#MeToo

In the immediate aftermath of the daily increasing revelations of Harvey Weinstein’s decades-long sexual predation against women, the #MeToo campaign was launched with a simple, straightforward, profoundly compelling message:

If all the women who have been sexually harassed or assaulted wrote “Me too” as a status, we might give people a sense of the magnitude of the problem.

Carried aloft on the wings of social media, the response or rather, truly, sadly, the manifold responses of many, many women, some chronicling, detailing particular personal experiences of harassment and assault has been…is an unassailable testament to “the magnitude of the problem.”

My fear – perhaps, I confess, rooted in my prevailing pessimism about the perfectibility (or rather my persuasion about the imperfectability) of human nature – is that little to nothing will change; that, in days, weeks, months, years to come, #MeToo will have proven to be a powerfully cathartic, personally transformative, but not a communally revolutionary experience.

Why?

Because sexual predation, as, I believe, is true of all oppression, is an expression of the exercise of power, and…

Power is that capacity for one, always within the context of an enabling system, structure, society, to will and to do something, in this case, to harass and to abuse women, and…

As I read and reflect on human history, I cannot think of a time when the powerful, for the sake of the justice of equality, relinquished their privilege, however ethically bankrupt, to will and to do.

In the spirit of the Magnificat,[1] Mary’s song of praise to God in her reverent recognition of the One she bore in her womb, especially her words – He has shown strength with his arm; he has scattered the proud in the thoughts of their hearts.

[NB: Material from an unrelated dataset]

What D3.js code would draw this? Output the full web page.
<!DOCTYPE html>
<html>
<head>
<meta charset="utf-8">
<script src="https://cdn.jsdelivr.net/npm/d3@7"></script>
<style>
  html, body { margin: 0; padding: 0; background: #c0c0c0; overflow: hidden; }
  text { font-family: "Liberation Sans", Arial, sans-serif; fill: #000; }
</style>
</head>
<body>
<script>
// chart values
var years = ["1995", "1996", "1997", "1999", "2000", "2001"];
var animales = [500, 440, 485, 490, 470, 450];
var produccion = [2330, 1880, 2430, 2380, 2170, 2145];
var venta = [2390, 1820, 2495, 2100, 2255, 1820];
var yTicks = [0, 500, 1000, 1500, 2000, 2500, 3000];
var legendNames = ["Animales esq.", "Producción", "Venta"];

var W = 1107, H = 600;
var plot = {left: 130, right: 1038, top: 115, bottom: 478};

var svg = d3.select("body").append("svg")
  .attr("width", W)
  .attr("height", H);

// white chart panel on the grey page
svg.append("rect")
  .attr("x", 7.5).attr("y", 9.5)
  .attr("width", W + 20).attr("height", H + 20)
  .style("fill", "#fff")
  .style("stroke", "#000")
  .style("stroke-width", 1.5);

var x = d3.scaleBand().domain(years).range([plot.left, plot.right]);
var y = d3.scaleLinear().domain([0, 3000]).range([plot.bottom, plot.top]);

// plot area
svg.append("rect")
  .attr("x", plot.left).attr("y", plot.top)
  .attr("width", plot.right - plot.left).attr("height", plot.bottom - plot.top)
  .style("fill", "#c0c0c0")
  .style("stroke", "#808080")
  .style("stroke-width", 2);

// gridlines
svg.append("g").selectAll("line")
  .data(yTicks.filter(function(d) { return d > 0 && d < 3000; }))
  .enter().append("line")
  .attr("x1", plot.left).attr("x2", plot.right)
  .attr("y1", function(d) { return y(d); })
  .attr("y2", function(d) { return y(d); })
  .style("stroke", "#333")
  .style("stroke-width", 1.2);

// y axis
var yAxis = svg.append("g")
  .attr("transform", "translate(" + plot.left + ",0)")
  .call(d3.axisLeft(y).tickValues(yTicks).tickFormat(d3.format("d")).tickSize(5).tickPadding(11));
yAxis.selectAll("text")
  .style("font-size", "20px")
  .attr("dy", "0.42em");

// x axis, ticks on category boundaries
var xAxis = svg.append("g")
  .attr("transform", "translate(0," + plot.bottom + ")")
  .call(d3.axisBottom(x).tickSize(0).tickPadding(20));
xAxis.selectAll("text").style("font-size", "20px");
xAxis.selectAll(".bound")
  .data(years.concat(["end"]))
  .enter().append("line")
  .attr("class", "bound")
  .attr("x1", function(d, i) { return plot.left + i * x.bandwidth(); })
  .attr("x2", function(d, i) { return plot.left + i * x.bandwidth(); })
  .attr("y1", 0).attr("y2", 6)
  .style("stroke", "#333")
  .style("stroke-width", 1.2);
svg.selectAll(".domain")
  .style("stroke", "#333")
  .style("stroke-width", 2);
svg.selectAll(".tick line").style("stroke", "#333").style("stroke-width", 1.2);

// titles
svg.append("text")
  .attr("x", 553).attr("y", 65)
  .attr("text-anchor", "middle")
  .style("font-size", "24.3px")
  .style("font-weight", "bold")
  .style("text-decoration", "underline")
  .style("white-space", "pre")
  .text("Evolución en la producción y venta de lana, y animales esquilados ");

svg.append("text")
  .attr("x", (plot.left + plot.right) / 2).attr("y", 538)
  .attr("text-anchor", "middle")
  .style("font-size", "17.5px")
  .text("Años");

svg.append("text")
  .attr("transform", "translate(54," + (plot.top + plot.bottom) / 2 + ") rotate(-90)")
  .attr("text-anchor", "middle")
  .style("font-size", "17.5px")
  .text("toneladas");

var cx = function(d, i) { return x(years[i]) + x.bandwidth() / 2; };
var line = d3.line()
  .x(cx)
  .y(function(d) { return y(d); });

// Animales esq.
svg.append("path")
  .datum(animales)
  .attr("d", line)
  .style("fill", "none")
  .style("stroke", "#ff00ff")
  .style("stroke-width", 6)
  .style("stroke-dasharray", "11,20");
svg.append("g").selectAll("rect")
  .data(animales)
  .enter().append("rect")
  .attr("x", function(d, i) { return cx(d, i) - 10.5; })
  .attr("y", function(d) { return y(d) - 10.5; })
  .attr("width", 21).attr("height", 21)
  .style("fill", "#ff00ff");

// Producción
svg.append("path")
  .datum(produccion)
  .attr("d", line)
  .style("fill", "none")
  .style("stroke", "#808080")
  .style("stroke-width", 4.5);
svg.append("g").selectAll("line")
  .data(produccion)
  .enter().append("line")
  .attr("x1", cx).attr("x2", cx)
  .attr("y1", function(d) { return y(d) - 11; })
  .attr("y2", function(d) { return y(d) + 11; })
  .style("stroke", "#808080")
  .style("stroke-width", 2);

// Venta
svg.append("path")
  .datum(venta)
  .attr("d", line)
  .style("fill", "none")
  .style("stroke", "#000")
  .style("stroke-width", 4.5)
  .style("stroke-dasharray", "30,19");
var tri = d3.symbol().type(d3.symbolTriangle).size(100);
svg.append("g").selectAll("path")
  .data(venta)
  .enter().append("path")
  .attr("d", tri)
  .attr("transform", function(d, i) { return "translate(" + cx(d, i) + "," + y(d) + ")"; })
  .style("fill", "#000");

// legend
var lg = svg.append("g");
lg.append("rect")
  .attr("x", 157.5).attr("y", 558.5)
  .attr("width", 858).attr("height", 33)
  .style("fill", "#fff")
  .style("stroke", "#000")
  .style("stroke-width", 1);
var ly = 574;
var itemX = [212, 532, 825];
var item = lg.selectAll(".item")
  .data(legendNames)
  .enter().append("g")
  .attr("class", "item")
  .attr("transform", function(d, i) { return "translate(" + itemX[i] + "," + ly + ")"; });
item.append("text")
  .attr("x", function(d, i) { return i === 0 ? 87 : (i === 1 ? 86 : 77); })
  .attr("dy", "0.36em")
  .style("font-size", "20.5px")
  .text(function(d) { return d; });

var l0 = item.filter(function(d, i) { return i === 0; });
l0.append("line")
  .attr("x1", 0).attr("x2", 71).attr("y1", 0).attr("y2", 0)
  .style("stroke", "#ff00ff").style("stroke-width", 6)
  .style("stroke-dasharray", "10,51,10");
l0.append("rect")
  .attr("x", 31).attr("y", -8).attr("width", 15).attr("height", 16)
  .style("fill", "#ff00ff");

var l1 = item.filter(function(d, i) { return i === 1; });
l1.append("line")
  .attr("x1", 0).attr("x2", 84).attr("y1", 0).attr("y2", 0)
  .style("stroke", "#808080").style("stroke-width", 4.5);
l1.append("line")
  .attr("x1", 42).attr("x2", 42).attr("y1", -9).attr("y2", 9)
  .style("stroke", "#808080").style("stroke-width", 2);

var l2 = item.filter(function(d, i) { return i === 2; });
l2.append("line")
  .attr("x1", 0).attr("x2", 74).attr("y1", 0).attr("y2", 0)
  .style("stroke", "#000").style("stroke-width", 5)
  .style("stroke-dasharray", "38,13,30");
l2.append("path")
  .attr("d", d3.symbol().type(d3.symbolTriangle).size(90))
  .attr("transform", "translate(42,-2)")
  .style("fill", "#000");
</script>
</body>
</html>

He has brought down the powerful from their thrones, and lifted up the lowly – I, in faith, hope, and love, shall pray fervently that I am wrong. For I, and I trust in league with many, many women and men, with the help of God and helping God, shall pray and labor for change.

 

Footnote:

[1] The full text of the Magnificat or The Song of Mary (Luke 1.46-55):

My soul magnifies the Lord,

and my spirit rejoices in God my Saviour,

for he has looked with favour on the lowliness of his servant.

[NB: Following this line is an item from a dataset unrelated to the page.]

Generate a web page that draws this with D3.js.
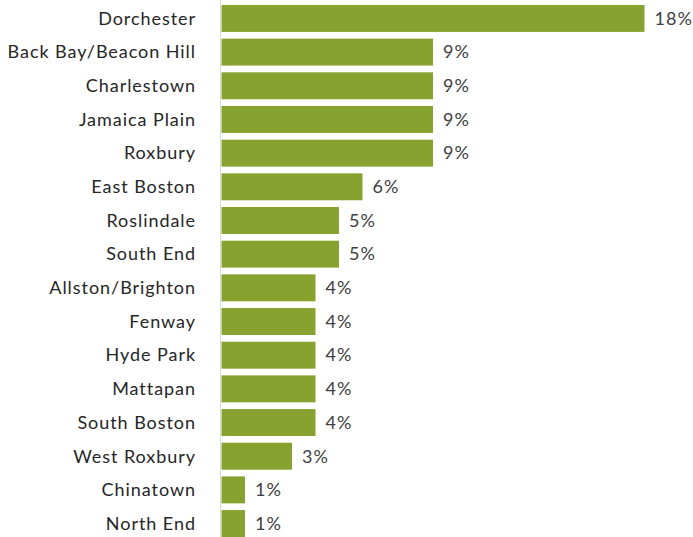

Surely, from now on all generations will call me blessed;

for the Mighty One has done great things for me,

and holy is his name.

His mercy is for those who fear him

from generation to generation.

He has shown strength with his arm;

he has scattered the proud in the thoughts of their hearts.

He has brought down the powerful from their thrones,

and lifted up the lowly;

he has filled the hungry with good things,

and sent the rich away empty.

He has helped his servant Israel,

in remembrance of his mercy,

according to the promise he made to our ancestors,

to Abraham and to his descendants for ever.

an Advent meditation – talking with Emmanuel

“O come, O come…”

Emmanuel, “God with us,” I love this carol that speaks, sings of the heart of Advent, the season of Christian anticipation of your birth. But I wonder. Do I really want you with me?

Honestly, I suppose as long as you remain a baby, harmless and non-threatening, trying to wriggle out of your swaddling clothes, crying for your mother’s breast, then yes, O come, O come, Emmanuel, for you won’t, can’t disturb me.

But you didn’t remain a baby. Did you, Emmanuel? You grew up. Launched your mission of love and justice. Caused a ruckus. Reaching across societal boundaries between rich and poor, righteous and unrighteous, well and sick, living and dead, men and women, adult and child, Jew and Gentile. Rending sacred divisions meant to keep the peace by keeping everyone in proper (at least, according to the status quo) place. Enraging worldly authorities who took umbrage at the barest hint of relinquishing their privilege in service of the greater good.

But what else could you have done, Emmanuel? Before you were born your coming was declared by your cousin, John, also from the womb, leaping for joy at the sound of your mother’s voice. A voice that burst into a song that was no lullaby, but a righteous rant, a radical manifesto, echoing Hannah’s song of old, declaring what God would do…what God already had set in motion in your conception.

How often did your mother sing this song after you were born? Singing while she told you about your people’s history of trial and tribulation? Singing while she taught you about the God who came to her in an angelic vision prophesying liberation through you?

No wonder you grew up and did what you did. How could you have done otherwise?

Emmanuel, you, in that your life and ministry are the very embodiment, fulfillment of your mother’s song, disturb me no end! For when I sing, “O come, O come, Emmanuel,” I acknowledge anew that you already have come.

As you, Emmanuel, already are with me, taking my flesh in my mind and heart, then you also are in me.

As you, Emmanuel, are in me, then I am to be as you are, to do as you do. I am to invite all to dwell together in peace. I am to speak truth to the powerful. I am to lift up the lowly. I am to fill the hungry with good things.

Emmanuel, this kind of labor, this kind of love is hard! But you know that. Don’t you? It’s the kind of labor of love that terrifies me, for it can…it did get you killed!

Still, as life without you is meaningless, purposeless, like death to me, I sing, “I come, I come, Emmanuel.”